§ **What you will do**
Write the listing below out again exactly, dropping the images.

------------------------------

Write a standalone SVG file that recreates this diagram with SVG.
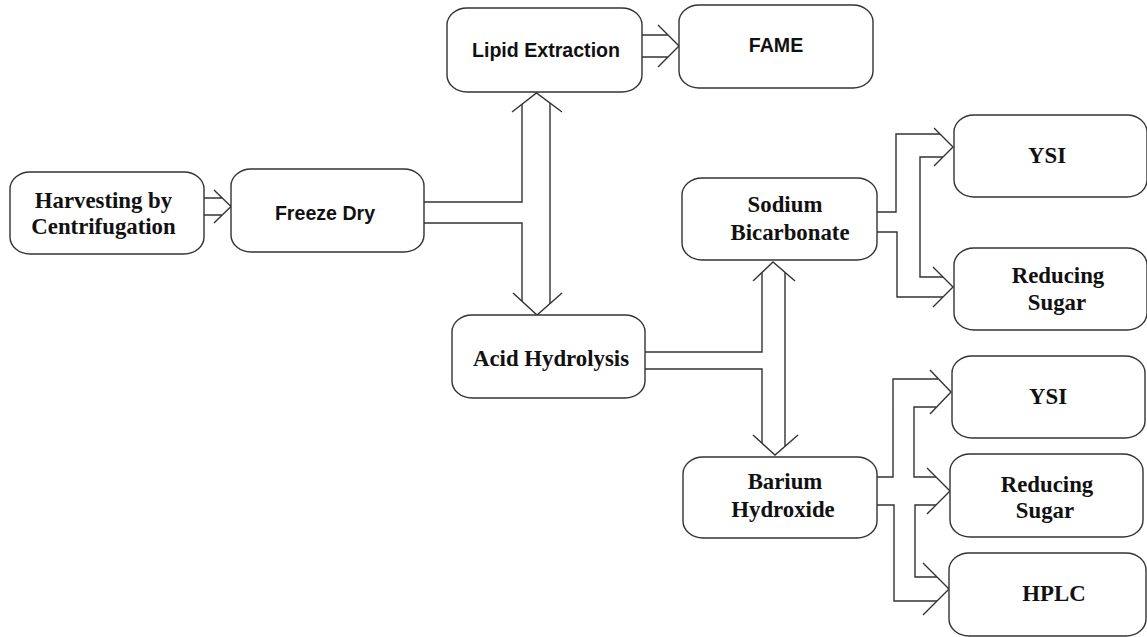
<svg xmlns="http://www.w3.org/2000/svg" width="1147" height="637" viewBox="0 0 1147 637">
<style>
.box{fill:#fff;stroke:#333;stroke-width:1.4}
.ln{fill:none;stroke:#333;stroke-width:1.4}
.serif{font-family:"Liberation Serif","Times New Roman",serif;font-weight:bold;font-size:22.8px;fill:#111;text-anchor:middle}
.sans{font-family:"Liberation Sans",Arial,sans-serif;font-weight:bold;font-size:19.6px;fill:#111;text-anchor:middle}
</style>
<rect width="1147" height="637" fill="#fff"/>
<g id="connectors">
  <!-- Harvesting -> Freeze Dry -->
  <path class="ln" d="M204,198 H222.5 M204,215 H222.5 M214,190 L231,206.5 L214,223"/>
  <!-- Lipid -> FAME -->
  <path class="ln" d="M642,35 H668 M642,57 H668 M658,25 L679,46 L658,67"/>
  <!-- Freeze Dry -> Lipid / Acid -->
  <path class="ln" d="M424,202 H522 V104 M424,223 H522 V301 M550,103 V304"/>
  <path class="ln" d="M512,112 L536.5,93 L562,112 M513,293 L537,315 L562,293"/>
  <!-- Acid -> Sodium / Barium -->
  <path class="ln" d="M645,352 H762 V272.5 M645,369 H762 V443 M785,272.5 V446"/>
  <path class="ln" d="M753,281 L773,262 L795,281 M753,435 L775,455 L798,435"/>
  <!-- Sodium -> YSI / Reducing -->
  <path class="ln" d="M877,212 H896 V134 H940 M943,157 H920 V277 H943 M877,232 H897 V297 H943"/>
  <path class="ln" d="M934,128 L953,147 L934,166 M933,267 L953,287 L933,307"/>
  <!-- Barium -> YSI / Reducing / HPLC -->
  <path class="ln" d="M877,477 H893 V379 H938 M936,407 H914 V477 H936 M936,505 H915 V577 H937 M877,505 H894 V601 H937"/>
  <path class="ln" d="M930,370 L951,392 L930,414 M927,468 L950,491 L927,514 M923,563 L949,589 L923,615"/>
</g>
<g id="harvesting">
  <rect class="box" x="10" y="172" width="194" height="82" rx="20" ry="17"/>
  <text class="serif" x="103.5" y="208">Harvesting by</text>
  <text class="serif" x="103.5" y="234">Centrifugation</text>
</g>
<g id="freeze-dry">
  <rect class="box" x="231" y="169" width="193" height="83" rx="20" ry="17"/>
  <text class="sans" x="325" y="220">Freeze Dry</text>
</g>
<g id="lipid-extraction">
  <rect class="box" x="447" y="8" width="195" height="84" rx="20" ry="17"/>
  <text class="sans" x="546" y="57">Lipid Extraction</text>
</g>
<g id="fame">
  <rect class="box" x="679" y="5" width="194" height="83" rx="20" ry="17"/>
  <text class="sans" x="776" y="52">FAME</text>
</g>
<g id="acid-hydrolysis">
  <rect class="box" x="452" y="315" width="193" height="83" rx="20" ry="17"/>
  <text class="serif" x="551" y="366">Acid Hydrolysis</text>
</g>
<g id="sodium-bicarbonate">
  <rect class="box" x="682" y="178" width="195" height="82" rx="20" ry="17"/>
  <text class="serif" x="785" y="212">Sodium</text>
  <text class="serif" x="790" y="240">Bicarbonate</text>
</g>
<g id="barium-hydroxide">
  <rect class="box" x="683" y="457" width="194" height="81" rx="20" ry="17"/>
  <text class="serif" x="785" y="489">Barium</text>
  <text class="serif" x="783" y="517">Hydroxide</text>
</g>
<g id="ysi-1">
  <rect class="box" x="954" y="115" width="193" height="82" rx="20" ry="17"/>
  <text class="serif" x="1047" y="163">YSI</text>
</g>
<g id="reducing-sugar-1">
  <rect class="box" x="954" y="248" width="193" height="82" rx="20" ry="17"/>
  <text class="serif" x="1058" y="283">Reducing</text>
  <text class="serif" x="1057" y="310">Sugar</text>
</g>
<g id="ysi-2">
  <rect class="box" x="952" y="356" width="193" height="82" rx="20" ry="17"/>
  <text class="serif" x="1048" y="404">YSI</text>
</g>
<g id="reducing-sugar-2">
  <rect class="box" x="950" y="454" width="193" height="83" rx="20" ry="17"/>
  <text class="serif" x="1047" y="492">Reducing</text>
  <text class="serif" x="1045" y="518">Sugar</text>
</g>
<g id="hplc">
  <rect class="box" x="949" y="553" width="197" height="83" rx="20" ry="17"/>
  <text class="serif" x="1054" y="601">HPLC</text>
</g>
</svg>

------------------------------

§ **Response**
Write a standalone SVG file that recreates this diagram with SVG.
<svg xmlns="http://www.w3.org/2000/svg" width="1147" height="637" viewBox="0 0 1147 637">
<style>
.box{fill:#fff;stroke:#333;stroke-width:1.4}
.ln{fill:none;stroke:#333;stroke-width:1.4}
.serif{font-family:"Liberation Serif","Times New Roman",serif;font-weight:bold;font-size:22.8px;fill:#111;text-anchor:middle}
.sans{font-family:"Liberation Sans",Arial,sans-serif;font-weight:bold;font-size:19.6px;fill:#111;text-anchor:middle}
</style>
<rect width="1147" height="637" fill="#fff"/>
<g id="connectors">
  <!-- Harvesting -> Freeze Dry -->
  <path class="ln" d="M204,198 H222.5 M204,215 H222.5 M214,190 L231,206.5 L214,223"/>
  <!-- Lipid -> FAME -->
  <path class="ln" d="M642,35 H668 M642,57 H668 M658,25 L679,46 L658,67"/>
  <!-- Freeze Dry -> Lipid / Acid -->
  <path class="ln" d="M424,202 H522 V104 M424,223 H522 V301 M550,103 V304"/>
  <path class="ln" d="M512,112 L536.5,93 L562,112 M513,293 L537,315 L562,293"/>
  <!-- Acid -> Sodium / Barium -->
  <path class="ln" d="M645,352 H762 V272.5 M645,369 H762 V443 M785,272.5 V446"/>
  <path class="ln" d="M753,281 L773,262 L795,281 M753,435 L775,455 L798,435"/>
  <!-- Sodium -> YSI / Reducing -->
  <path class="ln" d="M877,212 H896 V134 H940 M943,157 H920 V277 H943 M877,232 H897 V297 H943"/>
  <path class="ln" d="M934,128 L953,147 L934,166 M933,267 L953,287 L933,307"/>
  <!-- Barium -> YSI / Reducing / HPLC -->
  <path class="ln" d="M877,477 H893 V379 H938 M936,407 H914 V477 H936 M936,505 H915 V577 H937 M877,505 H894 V601 H937"/>
  <path class="ln" d="M930,370 L951,392 L930,414 M927,468 L950,491 L927,514 M923,563 L949,589 L923,615"/>
</g>
<g id="harvesting">
  <rect class="box" x="10" y="172" width="194" height="82" rx="20" ry="17"/>
  <text class="serif" x="103.5" y="208">Harvesting by</text>
  <text class="serif" x="103.5" y="234">Centrifugation</text>
</g>
<g id="freeze-dry">
  <rect class="box" x="231" y="169" width="193" height="83" rx="20" ry="17"/>
  <text class="sans" x="325" y="220">Freeze Dry</text>
</g>
<g id="lipid-extraction">
  <rect class="box" x="447" y="8" width="195" height="84" rx="20" ry="17"/>
  <text class="sans" x="546" y="57">Lipid Extraction</text>
</g>
<g id="fame">
  <rect class="box" x="679" y="5" width="194" height="83" rx="20" ry="17"/>
  <text class="sans" x="776" y="52">FAME</text>
</g>
<g id="acid-hydrolysis">
  <rect class="box" x="452" y="315" width="193" height="83" rx="20" ry="17"/>
  <text class="serif" x="551" y="366">Acid Hydrolysis</text>
</g>
<g id="sodium-bicarbonate">
  <rect class="box" x="682" y="178" width="195" height="82" rx="20" ry="17"/>
  <text class="serif" x="785" y="212">Sodium</text>
  <text class="serif" x="790" y="240">Bicarbonate</text>
</g>
<g id="barium-hydroxide">
  <rect class="box" x="683" y="457" width="194" height="81" rx="20" ry="17"/>
  <text class="serif" x="785" y="489">Barium</text>
  <text class="serif" x="783" y="517">Hydroxide</text>
</g>
<g id="ysi-1">
  <rect class="box" x="954" y="115" width="193" height="82" rx="20" ry="17"/>
  <text class="serif" x="1047" y="163">YSI</text>
</g>
<g id="reducing-sugar-1">
  <rect class="box" x="954" y="248" width="193" height="82" rx="20" ry="17"/>
  <text class="serif" x="1058" y="283">Reducing</text>
  <text class="serif" x="1057" y="310">Sugar</text>
</g>
<g id="ysi-2">
  <rect class="box" x="952" y="356" width="193" height="82" rx="20" ry="17"/>
  <text class="serif" x="1048" y="404">YSI</text>
</g>
<g id="reducing-sugar-2">
  <rect class="box" x="950" y="454" width="193" height="83" rx="20" ry="17"/>
  <text class="serif" x="1047" y="492">Reducing</text>
  <text class="serif" x="1045" y="518">Sugar</text>
</g>
<g id="hplc">
  <rect class="box" x="949" y="553" width="197" height="83" rx="20" ry="17"/>
  <text class="serif" x="1054" y="601">HPLC</text>
</g>
</svg>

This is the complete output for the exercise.